Carriage Wheel wheelwright

The complete wheel was held together with a tyre made from iron.  The tyre would start life as an iron bar, perhaps four inches wide and three-eighths of an inch thick for a working cart-wheel.  It would be shaped using a tyre-bending machine, which is a set of rollers operated by a handle that bent the bar into a perfect circle and after welding the two ends of the bar to form a ring the tyre was heated in a circular fire.  Meanwhile, the wheel was mounted on a tyring platform – usually a large stone or metal plate – using a clamp to hold the hub of the wheel.

When the tyre was ready it was carried from the fire with tongs, and placed over the rim of the wheel.  After hammering into position, water was poured onto the hot metal to cool it before the wood of the wheel became burnt.  As the metal contracted it crushed the joints of the wheel tight and so completed the job.

Two genuine Insley farm carts…

Towards the end of the nineteenth century the traditional craft of the wheelwright faced increasing competition from the manufacturing industries and factory produced cast iron wheels and they had to diversify and find new business.  One way was to expand into the coach building business and by the 1901 census both Thomas and my great-grandfather Joseph were recorded as ‘coach builders’.

From documentary evidence and first hand accounts we can be sure that the Insley coach-builders manufactured a full range of carts and wagons for local farms and businesses including the nearby water mills.  Their catalogue included the ‘gig’ which was a light two-wheeled sprung cart pulled by one horse or a pony and a ‘dray’, a versatile four-wheeled flat-bed cart usually pulled by two horses but they were also well-known for a specialist cart of East Anglian or Lincolnshire design called the ‘hermaphrodite’

This was a unique type of two-wheeled cart that could be converted to a four-wheel wagon when extra capacity was required in the fields at harvest time.  Although they were all rather similar and were based on the same overall design, each had their own distinct differences in regards to their place of manufacture and according to records the Insley design was quite unlike anything else made locally at the time.

For smaller farms that could not afford a barn full of expensive specialist vehicles the selling feature of the cart was that it was a multi-purpose vehicle that could be used throughout the year.  For most of the time the top frames, raves and fore-carriage could be removed and the rear part was used as a conventional tip cart, whilst at harvest time an ingenious conversion provided a wagon with the large carrying platform and the additional length and the temporary advantage of four wheels converted it into a high-capacity hay wagon.

This multi-purpose design explains the name hermaphrodite which is a term that derives from Hermaphroditus, the son of Hermes and Aphrodite in Greek mythology, who was fused with a nymph, Salmacis, resulting in one individual possessing physical traits of both sexes, i.e. it was interchangeable.  Locally the wagon was referred to as a wagonette, the morphy or the moffrey.

The drawing is of an Insley wagonette that was probably built in the 1920s for the farmer H S Foreman of Stapleton, Leicestershire, about ten miles from Shackerstone.  The maker’s name, Insley, can be clearly seen on the front of the wagon on the front board of the tub.
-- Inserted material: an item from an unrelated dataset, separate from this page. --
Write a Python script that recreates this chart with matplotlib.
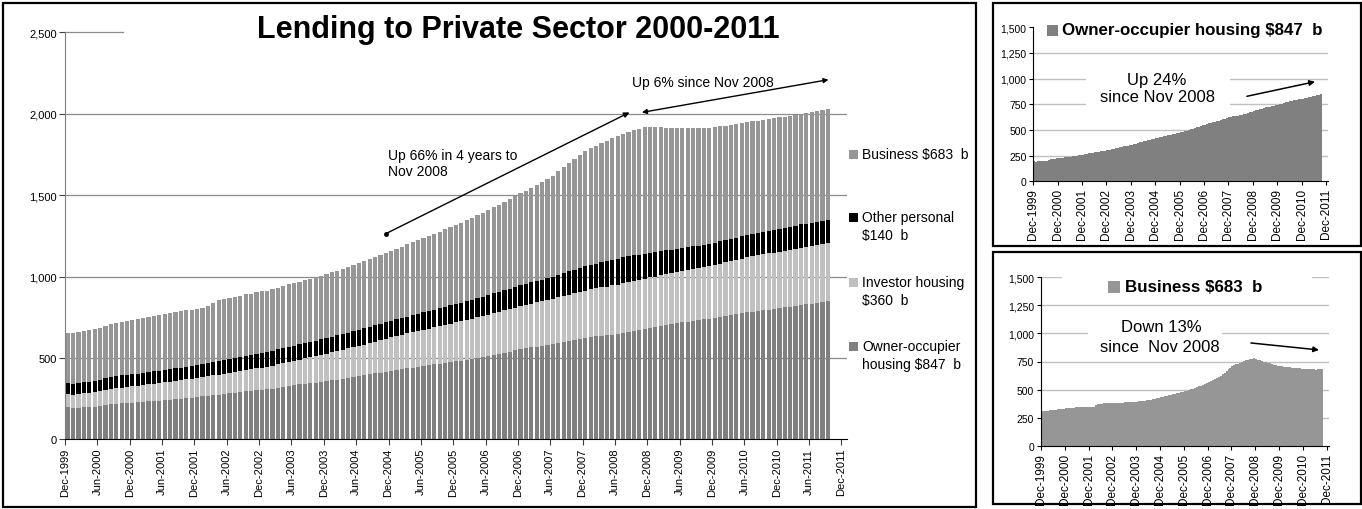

It was in regular use until about 1965 and was eventually transferred to a rural museum in Herefordshire for safe keeping.  The drawing is by the grandson of the owner M A Foreman, himself a Leicestershire farmer.

Coach building was another trade that required enormous skill and to complete a single order could take as long as six months.  They were very successful at this as well but what they probably didn’t need was the motor car, Henry Ford and the assembly line and the business ceased trading in 1935.